If you use terraform add this to your aws_autoscaling_group config
resource "aws_autoscaling_group" "example-eks-nodes-" {
...
tag {
key = "k8s.io/cluster-autoscaler/example-cluster-name"
value = "owned"
propagate_at_launch = true
}
tag {
key = "k8s.io/cluster-autoscaler/enabled"
value = "true"
propagate_at_launch = true
}
I hope it helps. Regards.
I just solved it for me: I forgot to set the AWS region. With the awsRegion parameter in my Helm values the combination above works fine.
Is that helm chart specific thing? I don't see that env is mentioned anywhere in docs.

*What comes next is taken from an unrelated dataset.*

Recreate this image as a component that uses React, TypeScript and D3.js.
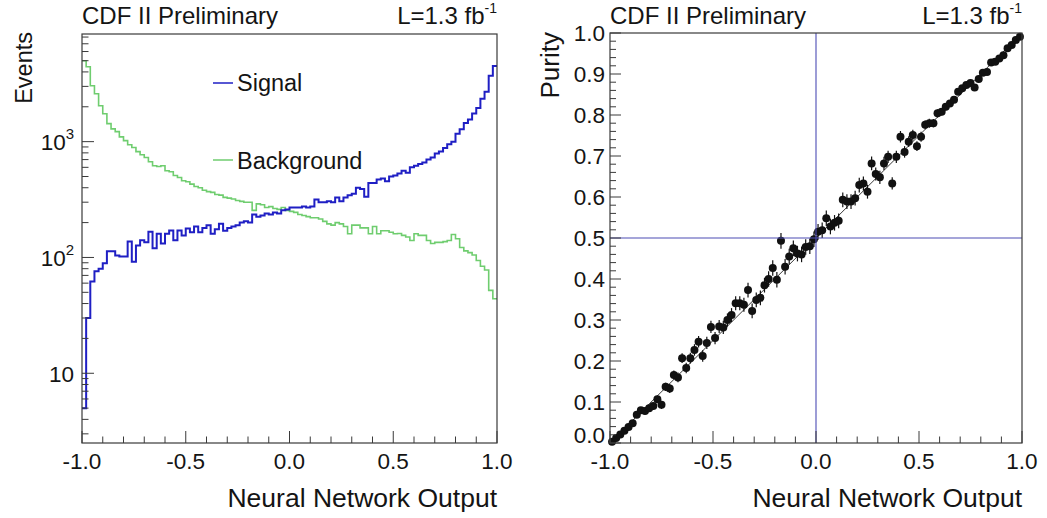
import React from 'react';
import * as d3 from 'd3';

// ---------- data ----------
const nBins = 100;
const xDomain: [number, number] = [-1, 1];

const signalCounts = [
  5, 30, 62, 76, 80, 89, 113, 113, 104, 102,
  102, 137, 92, 127, 141, 135, 167, 120, 160, 132,
  160, 171, 141, 171, 155, 178, 165, 185, 165, 180,
  190, 160, 175, 195, 170, 180, 185, 190, 200, 205,
  200, 235, 225, 230, 240, 235, 245, 240, 255, 260,
  270, 270, 270, 275, 270, 275, 316, 300, 300, 305,
  300, 330, 305, 330, 345, 355, 400, 390, 335, 440,
  440, 470, 480, 455, 500, 510, 530, 560, 540, 600,
  620, 640, 660, 700, 730, 790, 820, 880, 950, 1000,
  1170, 1280, 1450, 1550, 1750, 1950, 2350, 2700, 3700, 4500,
];

const backgroundCounts = [
  5000, 4430, 3040, 2590, 2040, 1740, 1430, 1290, 1220, 1100,
  1020, 940, 890, 820, 770, 730, 670, 620, 610, 620,
  560, 550, 510, 490, 460, 450, 430, 410, 400, 380,
  370, 365, 350, 345, 330, 325, 320, 310, 305, 300,
  300, 255, 290, 285, 270, 275, 265, 260, 270, 255,
  250, 245, 235, 230, 225, 220, 220, 215, 205, 195,
  190, 200, 195, 185, 160, 190, 190, 180, 180, 160,
  185, 160, 170, 170, 165, 160, 161, 155, 150, 140,
  160, 155, 155, 140, 132, 135, 135, 137, 140, 158,
  145, 122, 114, 110, 105, 94, 84, 78, 52, 44,
];

const purity = [
  0.003, 0.012, 0.021, 0.030, 0.039, 0.048, 0.069, 0.080, 0.078, 0.085,
  0.090, 0.107, 0.093, 0.137, 0.133, 0.166, 0.160, 0.207, 0.183, 0.207,
  0.227, 0.247, 0.212, 0.244, 0.283, 0.256, 0.284, 0.282, 0.300, 0.312,
  0.341, 0.341, 0.337, 0.373, 0.322, 0.349, 0.354, 0.385, 0.400, 0.427,
  0.398, 0.493, 0.430, 0.455, 0.475, 0.462, 0.460, 0.478, 0.480, 0.497,
  0.515, 0.519, 0.548, 0.528, 0.537, 0.542, 0.593, 0.589, 0.589, 0.597,
  0.629, 0.633, 0.613, 0.682, 0.656, 0.648, 0.682, 0.698, 0.633, 0.698,
  0.747, 0.710, 0.735, 0.751, 0.724, 0.747, 0.776, 0.780, 0.780, 0.804,
  0.808, 0.820, 0.828, 0.837, 0.857, 0.865, 0.873, 0.878, 0.867, 0.888,
  0.903, 0.905, 0.928, 0.930, 0.938, 0.946, 0.963, 0.971, 0.983, 0.991,
];

const purityErr = [
  0.004, 0.004, 0.005, 0.005, 0.006, 0.006, 0.007, 0.007, 0.008, 0.008,
  0.009, 0.009, 0.010, 0.010, 0.011, 0.011, 0.012, 0.012, 0.013, 0.013,
  0.014, 0.014, 0.014, 0.015, 0.015, 0.015, 0.016, 0.016, 0.016, 0.017,
  0.017, 0.017, 0.017, 0.018, 0.018, 0.018, 0.018, 0.018, 0.019, 0.019,
  0.019, 0.019, 0.019, 0.019, 0.019, 0.019, 0.019, 0.019, 0.019, 0.019,
  0.019, 0.019, 0.019, 0.019, 0.019, 0.018, 0.018, 0.018, 0.018, 0.018,
  0.018, 0.017, 0.017, 0.017, 0.016, 0.016, 0.016, 0.015, 0.015, 0.015,
  0.014, 0.014, 0.013, 0.013, 0.012, 0.012, 0.011, 0.011, 0.010, 0.010,
  0.009, 0.009, 0.008, 0.008, 0.007, 0.007, 0.006, 0.006, 0.006, 0.005,
  0.005, 0.005, 0.004, 0.004, 0.004, 0.003, 0.003, 0.003, 0.003, 0.002,
];

const fitX = [-1, 1];
const fitY = [0, 1];
const cutX = 0.0;
const cutY = 0.5;

const xTickValues = [-1, -0.5, 0, 0.5, 1];
const xTickLabels = ['-1.0', '-0.5', '0.0', '0.5', '1.0'];
const logTickValues = [10, 100, 1000];
const logTickBase = ['10', '10', '10'];
const logTickExp = ['', '2', '3'];
const purityTickValues = [0, 0.1, 0.2, 0.3, 0.4, 0.5, 0.6, 0.7, 0.8, 0.9, 1.0];
const purityTickLabels = ['0.0', '0.1', '0.2', '0.3', '0.4', '0.5', '0.6', '0.7', '0.8', '0.9', '1.0'];

const legendLabels = ['Signal', 'Background'];
const titleText = 'CDF II Preliminary';
const lumiText = 'L=1.3 fb';
const lumiExp = '-1';
const xTitle = 'Neural Network Output';
const yTitleLeft = 'Events';
const yTitleRight = 'Purity';

// ---------- style ----------
const FONT = '"Liberation Sans", Arial, Helvetica, sans-serif';
const TXT = '#141414';
const AXIS = '#3a3a3a';
const SIG = '#1f1fc4';
const BKG = '#6fcd6f';
const CROSS = '#4c4cb4';
const TICKFS = 22.5;

const binEdges = d3.range(nBins + 1).map((i) => xDomain[0] + (i * (xDomain[1] - xDomain[0])) / nBins);
const binCenters = d3.range(nBins).map((i) => (binEdges[i] + binEdges[i + 1]) / 2);

export default function App() {
  // left panel
  const L = { x0: 82, x1: 497, y0: 34, y1: 443 };
  const xL = d3.scaleLinear().domain(xDomain).range([L.x0, L.x1]);
  const yL = d3.scaleLog().domain([2.5, 8500]).range([L.y1, L.y0]);

  // right panel
  const R = { x0: 610, x1: 1022, y0: 33, y1: 443 };
  const xR = d3.scaleLinear().domain(xDomain).range([R.x0, R.x1]);
  const yR = d3.scaleLinear().domain([0, 1]).range([R.y1, R.y0]);

  const stepLine = (vals: number[]) => {
    const pts: [number, number][] = binEdges.map((e, i) => [e, vals[Math.min(i, vals.length - 1)]]);
    return d3
      .line<[number, number]>()
      .x((d) => xL(d[0]))
      .y((d) => yL(d[1]))
      .curve(d3.curveStepAfter)(pts) as string;
  };

  const xMinorL = d3.range(-10, 11).map((k) => k / 10);

  // log minor ticks
  const logMinor: number[] = [];
  [1, 10, 100, 1000].forEach((dec) => {
    for (let k = 2; k <= 9; k++) {
      const v = k * dec;
      if (v >= 2.5 && v <= 8500) logMinor.push(v);
    }
  });

  const purityMinor = d3.range(0, 51).map((k) => k / 50);

  const xTicks = (xs: d3.ScaleLinear<number, number>, yBase: number) => (
    <g>
      {xMinorL.map((v, i) => {
        const major = xTickValues.some((t) => Math.abs(t - v) < 1e-9);
        return (
          <line key={i} x1={xs(v)} x2={xs(v)} y1={yBase} y2={yBase - (major ? 12 : 6.5)} stroke={AXIS} strokeWidth={1} />
        );
      })}
      {xTickValues.map((v, i) => (
        <text key={'l' + i} x={xs(v)} y={yBase + 26} textAnchor="middle" fontSize={TICKFS} fill={TXT} fontFamily={FONT}>
          {xTickLabels[i]}
        </text>
      ))}
    </g>
  );

  return (
    <svg
      width={1047}
      height={518}
      style={{ position: 'absolute', left: 0, top: 0, background: '#fff' }}
      fontFamily={FONT}
    >
      <rect x={0} y={0} width={1047} height={518} fill="#fff" />

      {/* ---------------- LEFT PANEL ---------------- */}
      <g>
        <path d={stepLine(backgroundCounts)} fill="none" stroke={BKG} strokeWidth={1.6} />
        <path d={stepLine(signalCounts)} fill="none" stroke={SIG} strokeWidth={2} />

        <rect x={L.x0} y={L.y0} width={L.x1 - L.x0} height={L.y1 - L.y0} fill="none" stroke={AXIS} strokeWidth={1.2} />

        {xTicks(xL, L.y1)}

        {/* y log ticks */}
        {logMinor.map((v, i) => (
          <line key={'m' + i} x1={L.x0} x2={L.x0 + 6.5} y1={yL(v)} y2={yL(v)} stroke={AXIS} strokeWidth={1} />
        ))}
        {logTickValues.map((v, i) => (
          <g key={'M' + i}>
            <line x1={L.x0} x2={L.x0 + 12} y1={yL(v)} y2={yL(v)} stroke={AXIS} strokeWidth={1} />
            <text x={L.x0 - 8} y={yL(v) + 8.5} textAnchor="end" fontSize={TICKFS} fill={TXT}>
              {logTickBase[i]}
              {logTickExp[i] && (
                <tspan dy={-11} fontSize={15}>
                  {logTickExp[i]}
                </tspan>
              )}
            </text>
          </g>
        ))}

        {/* legend */}
        <line x1={213} x2={233} y1={83} y2={83} stroke={SIG} strokeWidth={1.5} />
        <text x={237} y={91} fontSize={23.5} fill={TXT}>{legendLabels[0]}</text>
        <line x1={213} x2={233} y1={160} y2={160} stroke={BKG} strokeWidth={1.5} />
        <text x={237} y={169} fontSize={23.5} fill={TXT}>{legendLabels[1]}</text>

        {/* titles */}
        <text x={L.x0} y={24} fontSize={24} fill={TXT}>{titleText}</text>
        <text x={L.x1} y={24} fontSize={24} fill={TXT} textAnchor="end">
          {lumiText}
          <tspan dy={-11} fontSize={14}>{lumiExp}</tspan>
        </text>
        <text x={L.x1} y={507} fontSize={26.5} fill={TXT} textAnchor="end">{xTitle}</text>
        <text transform={`translate(32, ${L.y0 - 2}) rotate(-90)`} fontSize={23.5} fill={TXT} textAnchor="end">
          {yTitleLeft}
        </text>
      </g>

      {/* ---------------- RIGHT PANEL ---------------- */}
      <g>
        {/* fit line */}
        <line x1={xR(fitX[0])} y1={yR(fitY[0])} x2={xR(fitX[1])} y2={yR(fitY[1])} stroke="#222" strokeWidth={0.9} />

        {/* points with errors */}
        {purity.map((p, i) => (
          <g key={'p' + i}>
            <line
              x1={xR(binCenters[i])}
              x2={xR(binCenters[i])}
              y1={yR(p - purityErr[i])}
              y2={yR(p + purityErr[i])}
              stroke="#111"
              strokeWidth={1.2}
            />
            <circle cx={xR(binCenters[i])} cy={yR(p)} r={4} fill="#111" />
          </g>
        ))}

        {/* cut lines */}
        <line x1={R.x0} x2={R.x1} y1={yR(cutY)} y2={yR(cutY)} stroke={CROSS} strokeWidth={1.1} />
        <line x1={xR(cutX)} x2={xR(cutX)} y1={R.y0} y2={R.y1} stroke={CROSS} strokeWidth={1.1} />

        <rect x={R.x0} y={R.y0} width={R.x1 - R.x0} height={R.y1 - R.y0} fill="none" stroke={AXIS} strokeWidth={1.2} />

        {xTicks(xR, R.y1)}

        {purityMinor.map((v, i) => {
          const major = i % 5 === 0;
          return (
            <line key={'pm' + i} x1={R.x0} x2={R.x0 + (major ? 11 : 6)} y1={yR(v)} y2={yR(v)} stroke={AXIS} strokeWidth={1} />
          );
        })}
        {purityTickValues.map((v, i) => (
          <text key={'pl' + i} x={R.x0 - 5} y={yR(v) + (i === 0 ? 0 : 8)} textAnchor="end" fontSize={TICKFS} fill={TXT}>
            {purityTickLabels[i]}
          </text>
        ))}

        <text x={R.x0} y={24} fontSize={24} fill={TXT}>{titleText}</text>
        <text x={R.x1} y={24} fontSize={24} fill={TXT} textAnchor="end">
          {lumiText}
          <tspan dy={-11} fontSize={14}>{lumiExp}</tspan>
        </text>
        <text x={R.x1} y={507} fontSize={26.5} fill={TXT} textAnchor="end">{xTitle}</text>
        <text transform={`translate(559, ${R.y0 - 1}) rotate(-90)`} fontSize={26} fill={TXT} textAnchor="end">
          {yTitleRight}
        </text>
      </g>
    </svg>
  );
}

Our ec2 instances have correct tags
k8s.io/cluster-autoscaler/my-cluster: owned
k8s.io/cluster-autoscaler/enabled: true
Still seeing exact same error.
I0316 13:47:31.499205 1 static_autoscaler.go:449] Calculating unneeded nodes
I0316 13:47:31.499215 1 pre_filtering_processor.go:57] Skipping ip-172-27-10-15.ec2.internal - no node group config
I0316 13:47:31.499223 1 pre_filtering_processor.go:57] Skipping ip-172-27-11-201.ec2.internal - no node group config
...
I'm seeing the exact same error as shinebayar-g, and the tags are set correctly, but can't figure out why this happens
Most helpful comment
I just solved it for me: I forgot to set the AWS region. With the awsRegion parameter in my Helm values the combination above works fine.